• [WRITTEN INSTRUCTION] Print the listing from its top line through the line containing "2390, 2070, 510]", nothing more, and leave out the pictures.

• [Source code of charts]
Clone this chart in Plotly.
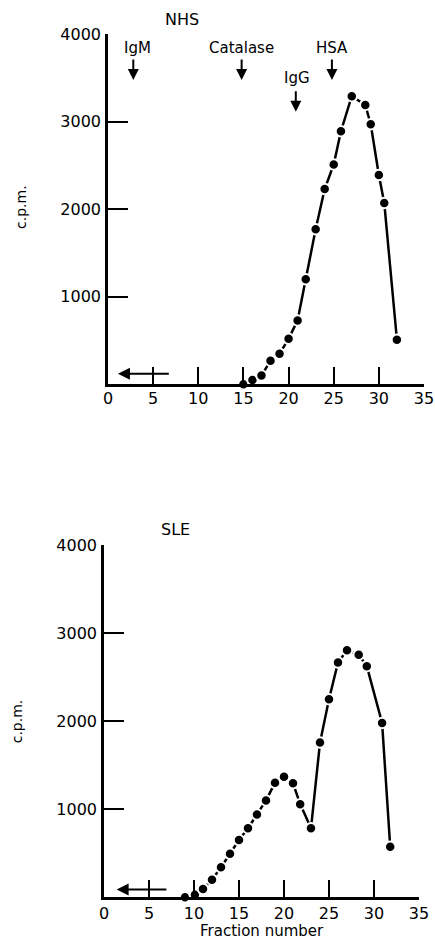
import plotly.graph_objects as go

# ---------------- data ----------------
nhs_fraction = [15, 16, 17, 18, 19, 20, 21, 21.9, 23, 24, 25, 25.8, 27, 28.5, 29.1, 30, 30.6, 32]
nhs_cpm = [0, 50, 100, 270, 350, 520, 730, 1200, 1770, 2230, 2510, 2890, 3290, 3190, 2970, 2390, 2070, 510]

sle_fraction = [9, 10.1, 11, 12, 13, 14, 15, 16, 17, 18, 19, 20, 21, 21.8, 23, 24, 25, 26, 27, 28.3, 29.2, 30.9, 31.8]
sle_cpm = [0, 30, 95, 200, 340, 495, 650, 785, 940, 1100, 1300, 1370, 1295, 1058, 784, 1757, 2250, 2666, 2805, 2755, 2625, 1980, 575]

marker_names = ["IgM", "Catalase", "IgG", "HSA"]
marker_fraction = [2.8, 14.8, 20.8, 24.8]

x_ticks = [0, 5, 10, 15, 20, 25, 30, 35]
y_ticks = [1000, 2000, 3000, 4000]

FONT = "DejaVu Sans"

fig = go.Figure()


def add_series(xs, ys, xa, ya):
    fig.add_trace(go.Scatter(
        x=xs, y=ys, mode="lines",
        line=dict(color="black", width=2.5),
        xaxis=xa, yaxis=ya, showlegend=False, hoverinfo="skip", cliponaxis=False))
    fig.add_trace(go.Scatter(
        x=xs, y=ys, mode="markers",
        marker=dict(color="black", size=10.5, line=dict(color="white", width=2)),
        xaxis=xa, yaxis=ya, showlegend=False, cliponaxis=False))


add_series(nhs_fraction, nhs_cpm, "x", "y")
add_series(sle_fraction, sle_cpm, "x2", "y2")

axis_common = dict(
    showline=True, linecolor="black", linewidth=2.5,
    ticks="inside", tickcolor="black", tickwidth=2,
    showgrid=False, zeroline=False, automargin=False,
    tickfont=dict(family=FONT, size=16, color="black"),
)

fig.update_layout(
    width=435, height=942,
    margin=dict(l=0, r=0, t=0, b=0),
    paper_bgcolor="white", plot_bgcolor="white",
    font=dict(family=FONT, color="black"),
    xaxis=dict(domain=[0.2483, 0.9747], anchor="y", range=[0, 35],
               tickvals=x_ticks, ticklen=18, ticklabelstandoff=-2, **axis_common),
    yaxis=dict(domain=[0.592, 0.9639], anchor="x", range=[0, 4000],
               tickvals=y_ticks, ticklen=20, ticklabelstandoff=1, **axis_common),
    xaxis2=dict(domain=[0.2391, 0.9632], anchor="y2", range=[0, 35],
                tickvals=x_ticks, ticklen=18, ticklabelstandoff=0, **axis_common),
    yaxis2=dict(domain=[0.04745, 0.4214], anchor="x2", range=[0, 4000],
                tickvals=y_ticks, ticklen=20, ticklabelstandoff=1, **axis_common),
)

ann = []
C = dict(xanchor="center", yanchor="middle", showarrow=False)
# panel titles
ann.append(dict(text="NHS", x=0.4177, y=0.9788, xref="paper", yref="paper",
                font=dict(size=16), **C))
ann.append(dict(text="SLE", x=0.4023, y=0.4374, xref="paper", yref="paper",
                font=dict(size=16), **C))
# y titles
ann.append(dict(text="c.p.m.", x=0.0499, y=0.780, xref="paper", yref="paper",
                textangle=-90, font=dict(size=14), **C))
ann.append(dict(text="c.p.m.", x=0.0384, y=0.234, xref="paper", yref="paper",
                textangle=-90, font=dict(size=14), **C))
# x title
ann.append(dict(text="Fraction number", x=0.6016, y=0.0, xref="paper", yref="paper",
                xanchor="center", yanchor="bottom", showarrow=False, font=dict(size=15)))

# marker protein labels + arrows
text_y = [0.9494, 0.9494, 0.9169, 0.9494]
text_dx = [0.5, 0.0, 0.1, 0.0]
head_y = [3474, 3474, 3112, 3474]
for name, fx, ty, dx, hy in zip(marker_names, marker_fraction, text_y, text_dx, head_y):
    ann.append(dict(text=name, x=fx + dx, y=ty, xref="x", yref="paper",
                    font=dict(size=15), **C))
    ann.append(dict(text="", x=fx, y=hy, xref="x", yref="y", ax=0, ay=-22,
                    showarrow=True, arrowhead=2, arrowsize=1.1, arrowwidth=2,
                    arrowcolor="black"))

# void-volume arrows
ann.append(dict(text="", x=1.1, y=120, xref="x", yref="y", ax=6.9, ay=120,
                axref="x", ayref="y", showarrow=True, arrowhead=2, arrowsize=1.2,
                arrowwidth=2, arrowcolor="black"))
ann.append(dict(text="", x=1.4, y=90, xref="x2", yref="y2", ax=7.1, ay=90,
                axref="x2", ayref="y2", showarrow=True, arrowhead=2, arrowsize=1.2,
                arrowwidth=2, arrowcolor="black"))

fig.update_layout(annotations=ann)
fig.write_html("out.html", config={"displayModeBar": False},
               post_script="document.body.style.margin='0';document.body.style.overflow='hidden';")
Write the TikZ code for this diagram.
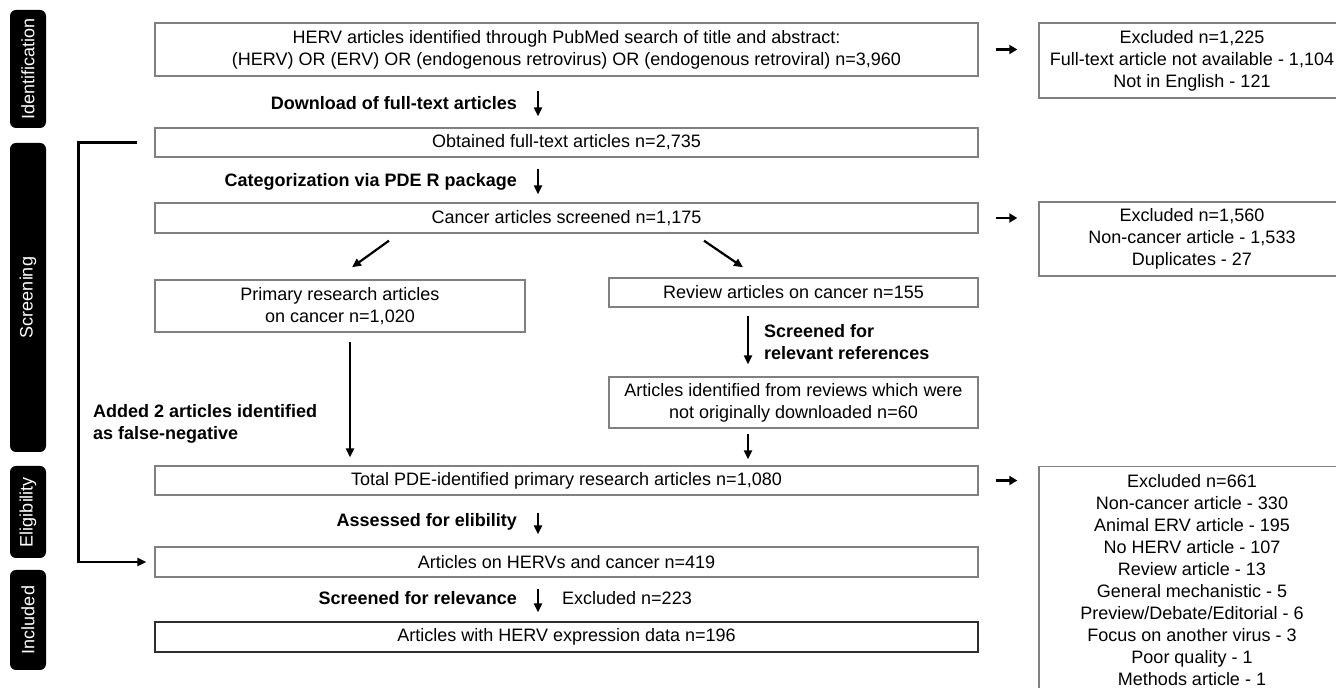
\documentclass[tikz,border=0pt]{standalone}
\usepackage{fontspec}
\setmainfont{Liberation Sans}
\usetikzlibrary{arrows.meta}
\definecolor{boxline}{HTML}{808080}
\definecolor{darkline}{HTML}{2E2E2E}

\begin{document}
\begin{tikzpicture}[x=1pt,y=1pt,
  every node/.style={font=\fontsize{18}{22}\selectfont,text=black,inner sep=0pt},
  box/.style={draw=boxline,line width=1.4pt,align=center},
  mainbox/.style={box,minimum width=823pt},
  sidebox/.style={box,minimum width=306pt},
  lab/.style={font=\fontsize{18}{22}\selectfont\bfseries,align=left},
  arr/.style={line width=2.2pt,-{Triangle[length=9pt,width=8pt]}},
  harr/.style={line width=2.8pt,-{Triangle[length=8pt,width=9pt]}},
  phase/.style={fill=black,rounded corners=6pt,rotate=90,text=white,minimum height=36pt}]
\path[use as bounding box,clip] (0,0) rectangle (1336,688);
% Phase bars on the left.
\foreach \name/\ymid/\len in {Identification/619/118,Screening/390.5/309,Eligibility/176/92,Included/68/100}{
  \node[phase,minimum width=\len pt] (\name) at (28,\ymid) {\name};
}
% Main column of records.
\node[mainbox,minimum height=53pt] (search) at (566.5,638.5) {HERV articles identified through PubMed search of title and abstract:\\(HERV) OR (ERV) OR (endogenous retrovirus) OR (endogenous retroviral) n=3,960};
\node[mainbox,minimum height=29pt] (obtained) at (566.5,545.5) {Obtained full-text articles n=2,735};
\node[mainbox,minimum height=30pt] (cancer) at (566.5,470) {Cancer articles screened n=1,175};
\node[box,minimum width=370pt,minimum height=52pt] (primary) at (340,382) {Primary research articles\\on cancer n=1,020};
\node[box,minimum width=369pt,minimum height=29pt] (review) at (793.5,395.5) {Review articles on cancer n=155};
\node[box,minimum width=369pt,minimum height=51pt] (fromrev) at (793.5,285.5) {Articles identified from reviews which were\\not originally downloaded n=60};
\node[mainbox,minimum height=29pt] (total) at (566.5,207.5) {Total PDE-identified primary research articles n=1,080};
\node[mainbox,minimum height=30pt] (hervs) at (566.5,126) {Articles on HERVs and cancer n=419};
\node[mainbox,minimum height=30pt,draw=darkline] (expr) at (566.5,51) {Articles with HERV expression data n=196};
% Exclusion boxes on the right.
\node[sidebox,minimum height=75pt] (excl1) at (1192,627.5) {Excluded n=1,225\\Full-text article not available - 1,104\\Not in English - 121};
\node[sidebox,minimum height=74pt] (excl2) at (1192,449) {Excluded n=1,560\\Non-cancer article - 1,533\\Duplicates - 27};
\node[sidebox,anchor=north,inner ysep=8pt] (excl3) at (1192,222) {Excluded n=661\\Non-cancer article - 330\\Animal ERV article - 195\\No HERV article - 107\\Review article - 13\\General mechanistic - 5\\Preview/Debate/Editorial - 6\\Focus on another virus - 3\\Poor quality - 1\\Methods article - 1};
% Step labels.
\node[lab,anchor=east] (dltxt) at (517,585) {Download of full-text articles};
\node[lab,anchor=east] (cattxt) at (517,506) {Categorization via PDE R package};
\node[lab,anchor=east] (asstxt) at (517,166) {Assessed for elibility};
\node[lab,anchor=east] (scrtxt) at (517,90) {Screened for relevance};
\node[anchor=west] (excltxt) at (562,90) {Excluded n=223};
\node[lab,anchor=west] (reftxt) at (764,345.5) {Screened for\\relevant references};
\node[lab,anchor=west] (addtxt) at (93,264) {Added 2 articles identified\\as false-negative};
% Arrows.
\coordinate (mid) at (538,0);
\coordinate (left) at (350,0);
\coordinate (right) at (748,0);
\draw[arr,shorten <=14pt,shorten >=11pt] (search.south -| mid) -- (obtained.north -| mid);
\draw[arr,shorten <=11pt,shorten >=8pt] (obtained.south -| mid) -- (cancer.north -| mid);
\draw[arr,shorten <=17pt,shorten >=12pt] (total.south -| mid) -- (hervs.north -| mid);
\draw[arr,shorten <=11pt,shorten >=9pt] (hervs.south -| mid) -- (expr.north -| mid);
\foreach \src/\dst in {search/excl1,cancer/excl2,total/excl3}
  \draw[harr,shorten <=17pt,shorten >=21pt] (\src.east) -- (\src.east -| \dst.west);
\draw[arr] ([xshift=-177.5pt,yshift=-7pt]cancer.south) -- ([xshift=12pt,yshift=12pt]primary.north);
\draw[arr] ([xshift=137.5pt,yshift=-7pt]cancer.south) -- ([xshift=-50.5pt,yshift=10pt]review.north);
\draw[arr,shorten <=9pt,shorten >=8pt] (primary.south -| left) -- (total.north -| left);
\draw[arr,shorten <=8pt,shorten >=12pt] (review.south -| right) -- (fromrev.north -| right);
\draw[arr,shorten <=5pt,shorten >=6pt] (fromrev.south -| right) -- (total.north -| right);
\draw[arr,line width=2.6pt] ([xshift=-17pt]obtained.west) -- ++(-59,0) |- ([xshift=-8pt]hervs.west);
\end{tikzpicture}
\end{document}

• [CORRECT OUTPUT]
Clone this chart in Plotly.
import plotly.graph_objects as go

# ---------------- data ----------------
nhs_fraction = [15, 16, 17, 18, 19, 20, 21, 21.9, 23, 24, 25, 25.8, 27, 28.5, 29.1, 30, 30.6, 32]
nhs_cpm = [0, 50, 100, 270, 350, 520, 730, 1200, 1770, 2230, 2510, 2890, 3290, 3190, 2970, 2390, 2070, 510]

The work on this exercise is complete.